Trump 'will come back, and he will be elected' in '24, if he stays on message, Trump pollster says
Biden has become such a political liability within his own party that "he probably announces that he's not going to run" for reelection, predicts John McLaughlin.
John McLaughlin, the longtime pollster for Donald Trump, says the former president can win reelection in 2024 if he avoids unforced errors and sticks to his message of economic revival, law and order and common sense.
In a wide-ranging interview with the John Solomon Reports podcast, McLaughlin said Trump should follow the game plan that Ronald Reagan used to win the 1980 election after losing the 1976 primaries, focusing on substance and an optimistic vision for America's future.
"There's only one person that can beat Donald Trump, and that's Donald Trump," the longtime GOP pollster and strategist said. "But if Donald Trump keeps playing it smartly and correctly, as he's done over the past two years, like Ronald Reagan, he will come back, and he will be elected."
While McLaughlin is bullish on Trump's chances in 2024, he believes President Joe Biden's anemic poll numbers have made him such a liability within his own party that he taps out of the next presidential race and doesn't run.

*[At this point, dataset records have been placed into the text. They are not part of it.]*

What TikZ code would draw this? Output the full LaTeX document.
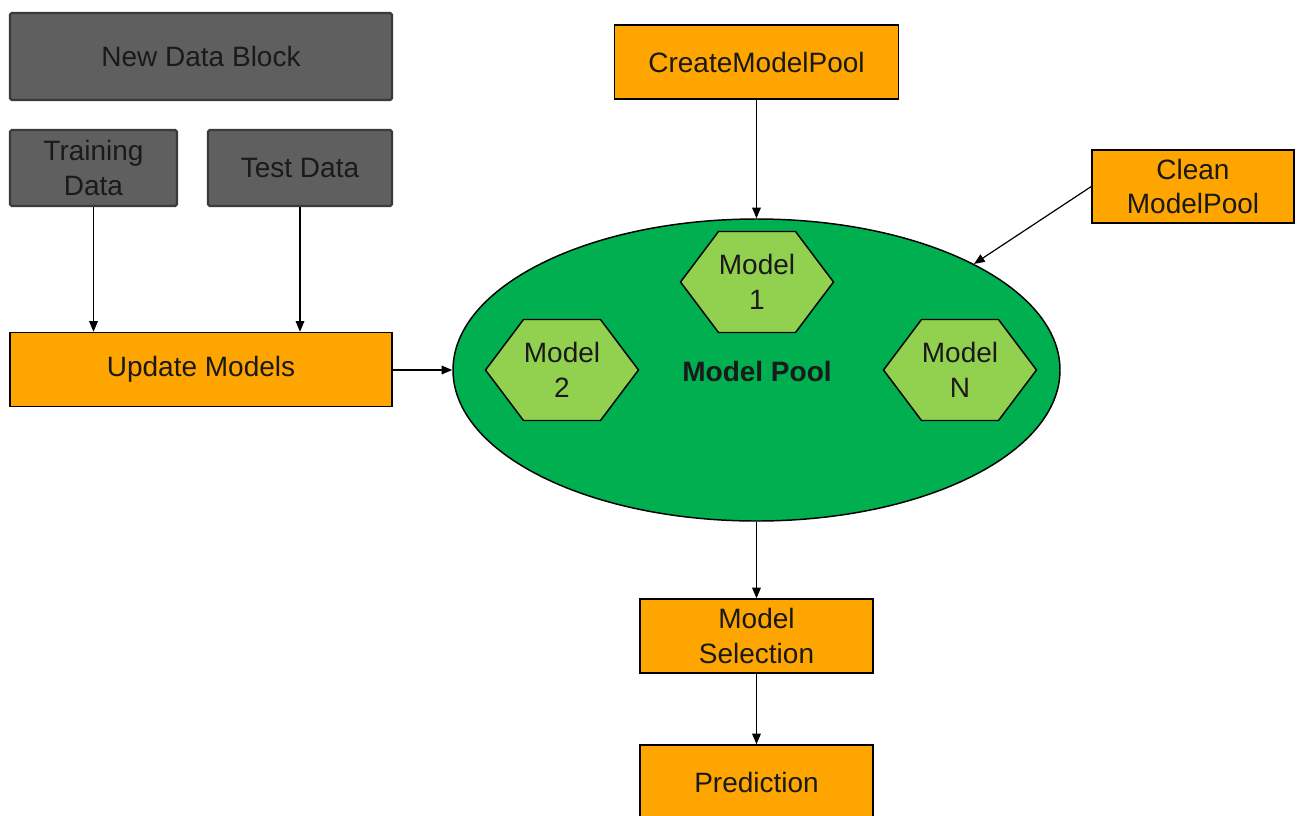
\documentclass[tikz,border=0pt]{standalone}
\usepackage{fontspec}
\setmainfont{Liberation Sans}
\usetikzlibrary{arrows.meta,shapes.geometric}
\definecolor{boxgray}{HTML}{5F5F5F}
\definecolor{edgegray}{HTML}{3A3A3A}
\definecolor{txtgray}{HTML}{1A1A1A}
\definecolor{orng}{HTML}{FFA500}
\definecolor{poolgreen}{HTML}{00B050}
\definecolor{hexgreen}{HTML}{92D050}
\tikzset{
  sz/.style 2 args={minimum width=#1*0.75pt, minimum height=#2*0.75pt},
  base/.style={inner sep=0pt, align=center, font=\fontsize{21}{26}\selectfont, text=txtgray},
  graybox/.style={base, fill=boxgray, draw=edgegray, line width=1.6pt, rounded corners=1.2pt},
  orangebox/.style={base, fill=orng, draw=black, line width=1.1pt, text=black!90},
  poolshape/.style={ellipse, fill=poolgreen, draw=black, line width=1.1pt, inner sep=0pt},
  hexlabel/.style={base, text=txtgray},
  arr/.style={-{Triangle[length=8pt,width=6.5pt]}, line width=0.9pt, draw=black},
  hexa/.pic={\filldraw[fill=hexgreen, draw=black, line width=1.1pt]
     (-76.5,0) -- (-38.5,-50.5) -- (38.5,-50.5) -- (76.5,0) -- (38.5,50.5) -- (-38.5,50.5) -- cycle;}
}
\begin{document}
\begin{tikzpicture}[x=0.75pt,y=-0.75pt]
\useasboundingbox (0,0) rectangle (1297,815);
\begin{scope}
\clip (0,0) rectangle (1297,815);
% gray data boxes
\node[graybox, sz={382}{87}] (ndb) at (201,56.5) {New Data Block};
\node[graybox, sz={167}{76}] (train) at (93.5,168) {Training\\Data};
\node[graybox, sz={184}{76}] (test) at (300,168) {Test Data};
% orange boxes
\node[orangebox, sz={382}{74}] (upd) at (201,369.5) {Update Models};
\node[orangebox, sz={284}{74}] (create) at (756.5,62) {CreateModelPool};
\node[orangebox, sz={202}{73}] (clean) at (1193,186.5) {Clean\\ModelPool};
\node[orangebox, sz={233}{74}] (sel) at (756.5,636) {Model\\Selection};
\node[orangebox, sz={233}{100}] (pred) at (756.5,795) {};
\node[base, text=black!90] (predtxt) at (756.5,782) {Prediction};
% model pool
\node[poolshape, sz={607}{302}] (pool) at (756.5,370) {};
\pic at (757,282) {hexa};
\pic at (562,370) {hexa};
\pic at (960,370) {hexa};
\node[hexlabel] (m1) at (757,282) {Model\\1};
\node[hexlabel] (m2) at (562,370) {Model\\2};
\node[hexlabel] (mn) at (960,370) {Model\\N};
\node[base, font=\fontsize{21}{26}\selectfont\bfseries] (pooltxt) at (757,371) {Model Pool};
% connectors
\draw[arr] (train.south) -- (train.south |- upd.north);
\draw[arr] (test.south) -- (test.south |- upd.north);
\draw[arr] (upd.east |- pool.west) -- (pool.west);
\draw[arr] (create.south) -- (pool.north);
\draw[arr] (clean.west) -- (pool.26.5);
\draw[arr] (pool.south) -- (sel.north);
\draw[arr] (sel.south) -- (pred.north);
\end{scope}
\end{tikzpicture}
\end{document}
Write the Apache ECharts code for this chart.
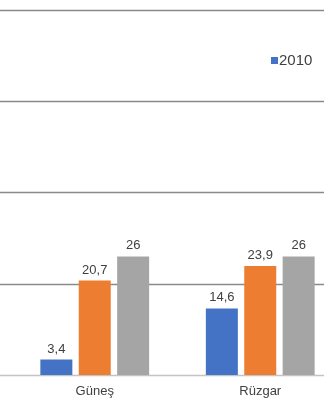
<!DOCTYPE html>
<html>
<head>
<meta charset="utf-8">
<script src="https://cdn.jsdelivr.net/npm/echarts@6/dist/echarts.min.js"></script>
<style>
  html, body { margin: 0; padding: 0; background: #fff; }
  #chart { width: 324px; height: 400px; }
</style>
</head>
<body>
<div id="chart"></div>
<script>
// Energy source categories and per-series values
const categories = ['Güneş', 'Rüzgar'];
const seriesNames = ['2010', 'B', 'C'];
const values2010 = [3.4, 14.6];
const valuesB = [20.7, 23.9];
const valuesC = [26, 26];
const yMin = 0, yMax = 80, yStep = 20;

const colors = ['#4472C4', '#ED7D31', '#A5A5A5'];
const fmt = p => String(p.value).replace('.', ',');

const chart = echarts.init(document.getElementById('chart'), null, { renderer: 'canvas' });

const barSeries = [values2010, valuesB, valuesC].map((data, i) => ({
  name: seriesNames[i],
  type: 'bar',
  xAxisIndex: 0,
  yAxisIndex: 0,
  data: data,
  barWidth: 32,
  barGap: '20%',
  itemStyle: { color: colors[i] },
  label: {
    show: true,
    position: 'top',
    distance: 4,
    formatter: fmt,
    fontFamily: 'Liberation Sans, Arial, sans-serif',
    fontSize: 13,
    color: '#404040'
  },
  z: 3
}));

chart.setOption({
  animation: false,
  backgroundColor: '#fff',
  legend: {
    data: ['2010'],
    left: 266,
    top: 48,
    icon: 'rect',
    itemWidth: 7,
    itemHeight: 7,
    textStyle: {
      fontFamily: 'Liberation Sans, Arial, sans-serif',
      fontSize: 15,
      color: '#404040',
      padding: [0, 0, 0, -4]
    }
  },
  grid: [
    // plot area for bars (runs past the right edge)
    { left: 12, width: 331, top: 10, bottom: 25, containLabel: false, outerBoundsMode: 'none' },
    // full-width area used only for the horizontal gridlines
    { left: 0, width: 324, top: 10, bottom: 25, containLabel: false, outerBoundsMode: 'none' }
  ],
  xAxis: [
    {
      type: 'category',
      gridIndex: 0,
      data: categories,
      axisLine: { show: false },
      axisTick: { show: false },
      axisLabel: {
        margin: 10,
        fontFamily: 'Liberation Sans, Arial, sans-serif',
        fontSize: 13,
        color: '#404040'
      }
    },
    {
      type: 'value',
      gridIndex: 1,
      show: false
    }
  ],
  yAxis: [
    {
      type: 'value',
      gridIndex: 0,
      min: yMin, max: yMax, interval: yStep,
      axisLabel: { show: false },
      axisLine: { show: false },
      axisTick: { show: false },
      splitLine: { show: false }
    },
    {
      type: 'value',
      gridIndex: 1,
      min: yMin, max: yMax, interval: yStep,
      axisLabel: { show: false },
      axisLine: { show: false },
      axisTick: { show: false },
      splitLine: {
        show: true,
        lineStyle: { color: ['#c4c4c4', '#8a8a8a', '#8a8a8a', '#8a8a8a', '#8a8a8a'], width: 1.3 }
      }
    }
  ],
  series: barSeries
});
</script>
</body>
</html>
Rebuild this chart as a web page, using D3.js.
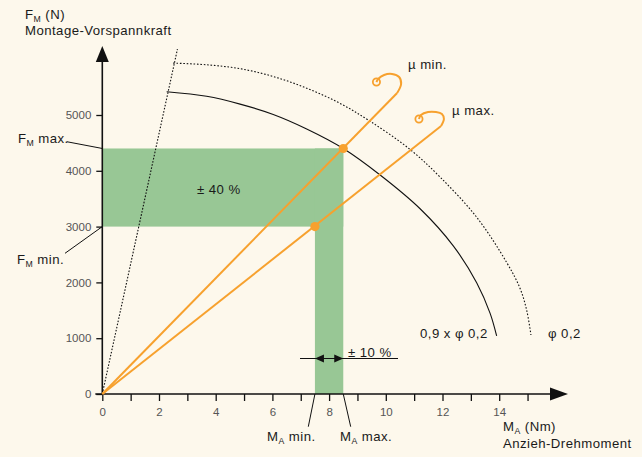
<!DOCTYPE html>
<html>
<head>
<meta charset="utf-8">
<script src="https://cdn.jsdelivr.net/npm/d3@7"></script>
<style>
  html, body { margin: 0; padding: 0; background: #fdf8ec; }
  svg { display: block; }
  text { font-family: "Liberation Sans", Arial, sans-serif; }
</style>
</head>
<body>
<svg id="chart" width="642" height="457"></svg>
<script>
// ---- data ----
const xTickValues = [0,1,2,3,4,5,6,7,8,9,10,11,12,13,14,15];
const xTickLabels = [0,2,4,6,8,10,12,14];
const yTickValues = [0,1000,2000,3000,4000,5000];

// tightening torque range and resulting preload range
const torqueMin = 7.5, torqueMax = 8.5;
const preloadMin = 3000, preloadMax = 4400;

// preload vs torque for the two friction limits
const muMinPoint = [8.5, 4400];
const muMaxPoint = [7.5, 3000];
const muMinEnd = [10.40, 5394];
const muMaxEnd = [11.95, 4803];
// curl at the end of each friction line
const muMinCurl = [[10.40,5394],[10.54,5556],[10.47,5681],[10.22,5735],[9.94,5717],[9.73,5645],[9.67,5591]];
const muMaxCurl = [[11.95,4803],[12.05,4928],[11.98,5018],[11.77,5054],[11.49,5054],[11.24,5000],[11.17,4928]];

// yield limit (dotted) and 90 % of yield limit (solid)
const phiCurve = [[2.50,5930],[3.68,5900],[4.86,5830],[6.03,5690],[7.21,5480],[8.38,5210],[9.44,4890],[10.85,4385],[11.91,3890],[13.21,3165],[14.26,2360],[14.73,1900],[14.97,1500],[15.12,1057]];
const phi09Curve = [[2.27,5418],[3.68,5335],[4.86,5195],[6.03,5010],[7.21,4750],[8.5,4400],[9.80,3925],[11.21,3320],[12.38,2655],[13.21,1990],[13.68,1445],[13.91,1040]];
// frictionless limit line
const frictionlessLine = [[0,0],[2.65,6180]];

// ---- layout ----
const svg = d3.select("#chart");
const x = d3.scaleLinear().domain([0, 15]).range([102.3, 527.55]);
const y = d3.scaleLinear().domain([0, 5000]).range([394, 115]);

const GREEN = "#98c795";
const ORANGE = "#f7a12e";
const INK = "#111";
const GREY = "#555";
const FONT = "'Liberation Sans', Arial, sans-serif";

// green bands
svg.append("rect")
  .attr("x", x(0)).attr("y", y(preloadMax))
  .attr("width", x(torqueMax) - x(0)).attr("height", y(preloadMin) - y(preloadMax))
  .attr("fill", GREEN);
svg.append("rect")
  .attr("x", x(torqueMin)).attr("y", y(preloadMax))
  .attr("width", x(torqueMax) - x(torqueMin)).attr("height", y(0) - y(preloadMax))
  .attr("fill", GREEN);

// axes
const xAxis = d3.axisBottom(x).tickValues(xTickValues).tickSize(7)
  .tickFormat(d => xTickLabels.includes(d) ? String(d) : "");
const gx = svg.append("g").attr("transform", `translate(0,${y(0)})`).call(xAxis);
gx.select(".domain").remove();
gx.selectAll(".tick line").attr("stroke", INK).attr("stroke-width", 1.3);
gx.selectAll(".tick text").attr("fill", GREY).attr("font-size", 11.5).attr("dy", "1.05em")
  .attr("font-family", FONT);

const yAxis = d3.axisLeft(y).tickValues(yTickValues).tickSize(6).tickPadding(5)
  .tickFormat(d => String(d));
const gy = svg.append("g").attr("transform", `translate(${x(0)},0)`).call(yAxis);
gy.select(".domain").remove();
gy.selectAll(".tick line").attr("stroke", INK).attr("stroke-width", 1.3);
gy.selectAll(".tick text").attr("fill", GREY).attr("font-size", 11.5)
  .attr("font-family", FONT);

// axis lines with arrow heads
svg.append("line").attr("x1", x(0) - 7).attr("x2", 552).attr("y1", y(0)).attr("y2", y(0))
  .attr("stroke", INK).attr("stroke-width", 1.6);
svg.append("path").attr("d", `M550,${y(0) - 6.5}L568,${y(0)}L550,${y(0) + 6.5}Z`).attr("fill", INK);
svg.append("line").attr("x1", x(0)).attr("x2", x(0)).attr("y1", y(0)).attr("y2", 60)
  .attr("stroke", INK).attr("stroke-width", 1.6);
svg.append("path").attr("d", `M${x(0) - 6.5},62L${x(0)},46L${x(0) + 6.5},62Z`).attr("fill", INK);

// curves
const line = d3.line().x(d => x(d[0])).y(d => y(d[1]));
const smooth = d3.line().x(d => x(d[0])).y(d => y(d[1])).curve(d3.curveCatmullRom.alpha(0.5));

svg.append("path").datum(frictionlessLine).attr("d", line)
  .attr("fill", "none").attr("stroke", INK).attr("stroke-width", 1.1).attr("stroke-dasharray", "1.6,1.6");
svg.append("path").datum(phiCurve).attr("d", smooth)
  .attr("fill", "none").attr("stroke", INK).attr("stroke-width", 1.1).attr("stroke-dasharray", "1.6,1.8");
svg.append("path").datum(phi09Curve).attr("d", smooth)
  .attr("fill", "none").attr("stroke", INK).attr("stroke-width", 1.1);

// friction lines
[[muMinEnd, muMinCurl], [muMaxEnd, muMaxCurl]].forEach(([end, curl]) => {
  svg.append("path").datum([[0, 0], end]).attr("d", line)
    .attr("fill", "none").attr("stroke", ORANGE).attr("stroke-width", 2);
  svg.append("path").datum(curl).attr("d", smooth)
    .attr("fill", "none").attr("stroke", ORANGE).attr("stroke-width", 2);
  const c = curl[curl.length - 1];
  svg.append("circle").attr("cx", x(c[0])).attr("cy", y(c[1])).attr("r", 3.6)
    .attr("fill", "none").attr("stroke", ORANGE).attr("stroke-width", 1.8);
});
[muMinPoint, muMaxPoint].forEach(p => {
  svg.append("circle").attr("cx", x(p[0])).attr("cy", y(p[1])).attr("r", 4.6).attr("fill", ORANGE);
});

// ±10 % dimension
const dimY = 358.5;
svg.append("line").attr("x1", 300).attr("x2", 398).attr("y1", dimY).attr("y2", dimY)
  .attr("stroke", INK).attr("stroke-width", 1.2);
svg.append("path").attr("d", `M${x(torqueMin)},${dimY}L${x(torqueMin) + 9},${dimY - 4}L${x(torqueMin) + 9},${dimY + 4}Z`).attr("fill", INK);
svg.append("path").attr("d", `M${x(torqueMax)},${dimY}L${x(torqueMax) - 9},${dimY - 4}L${x(torqueMax) - 9},${dimY + 4}Z`).attr("fill", INK);

// leader lines
const leaders = [
  [66.7, 141.7, x(0), y(preloadMax)],
  [65, 253.3, x(0), y(preloadMin)],
  [x(torqueMin), y(0), 308.3, 426.7],
  [x(torqueMax), y(0), 350.7, 426.7]
];
leaders.forEach(([x1, y1, x2, y2]) => {
  svg.append("line").attr("x1", x1).attr("y1", y1).attr("x2", x2).attr("y2", y2)
    .attr("stroke", INK).attr("stroke-width", 1);
});

// labels; {sub: "..."} parts are set as subscripts
function label(px, py, parts, anchor) {
  const size = 13.2;
  const t = svg.append("text").attr("x", px).attr("y", py)
    .attr("font-size", size).attr("fill", "#1a1a1a")
    .attr("letter-spacing", 0.45)
    .attr("text-anchor", anchor || "start");
  let shifted = false;
  parts.forEach(p => {
    if (typeof p === "string") {
      const s = t.append("tspan").text(p);
      if (shifted) { s.attr("dy", -3); shifted = false; }
    } else {
      t.append("tspan").attr("font-size", size * 0.66).attr("dy", 3).text(p.sub);
      shifted = true;
    }
  });
  return t;
}
label(25, 19, ["F", {sub: "M"}, " (N)"]);
label(25, 35, ["Montage-Vorspannkraft"]);
label(503, 431, ["M", {sub: "A"}, " (Nm)"]);
label(503, 448, ["Anzieh-Drehmoment"]);
label(18, 143, ["F", {sub: "M"}, " max."]);
label(17, 264, ["F", {sub: "M"}, " min."]);
label(267, 441, ["M", {sub: "A"}, " min."]);
label(340, 441, ["M", {sub: "A"}, " max."]);
label(408, 69, ["\u00b5 min."]);
label(452, 115, ["\u00b5 max."]);
label(197, 194, ["\u00b1 40 %"]);
label(348, 357, ["\u00b1 10 %"]);
label(420, 338, ["0,9 x \u03c6 0,2"]);
label(548, 338, ["\u03c6 0,2"]);
</script>
</body>
</html>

"Our most recent national poll last week had 65% of all voters saying that the country's on the wrong track," he said. "And of those that thought the country was on the wrong track, 67% blame Joe Biden."
McLaughlin had to reach all the way back to 1968 for a historical precedent.
"Joe Biden's numbers are probably the worst since Lyndon Johnson's were during Vietnam," said the pollster. "[Johnson] had to retire because he couldn't run for reelection. So it's not even Election Day, and [Biden] is done. He'll be gone."
Exacerbating the Democrats' woes, McLaughlin believes, is the lack of a credible alternative to Biden waiting in the wings.
"Kamala Harris, you know, she doesn't inspire anybody," he said. "And she looks like impeachment insurance, where as long as she's there, they probably don't want to get rid of Joe Biden. But he probably announces that he's not going to run.
"And in contrast, you've got Donald Trump where two thirds of the Republican primary voters nationally say that they want him to run again in '24. If he runs again, 81% say they'll support him, only 15% say they'll oppose. And in an in a crowded field of a dozen candidates, he leads by 30 points over [Florida Gov. Ron] DeSantis, who's the next closest, with 53-23, Mike Pence gets 7.
"So President Trump is definitely the Republican frontrunner. It's his nomination. And I think, correctly, what he's doing right now is he's he's out there rallying, trying to get voters out for the Republicans" in the Nov. 8 midterms.
McLaughlin sees multiplying signs of a Republican surge in the imminent elections, driven above all by the economic failure of the Biden administration and rampant crime.
"Three months ago, the Republicans were tied 45-45 in the generic vote," he said. "Then, in September, it was 48-44. Republicans went ahead. Now it's 49-43. We have not seen numbers like this since 1994," when a red wave carried Republicans to control of the House for the first time in 40 years.
Education is a contributing driver in the GOP surge, said McLaughlin, citing the eye-opening experience many parents had as a byproduct of school closures during the pandemic.
"Parents during the pandemic got more involved in what was going on with their children's education, where they were forced to stay home, and they have to learn remotely," he explained. "And the parents are now seeing what the teachers are teaching them. They're not learning math and science and English and language arts, the things that they need to succeed — and scores across the country are finding they're falling behind — instead, they're being indoctrinated."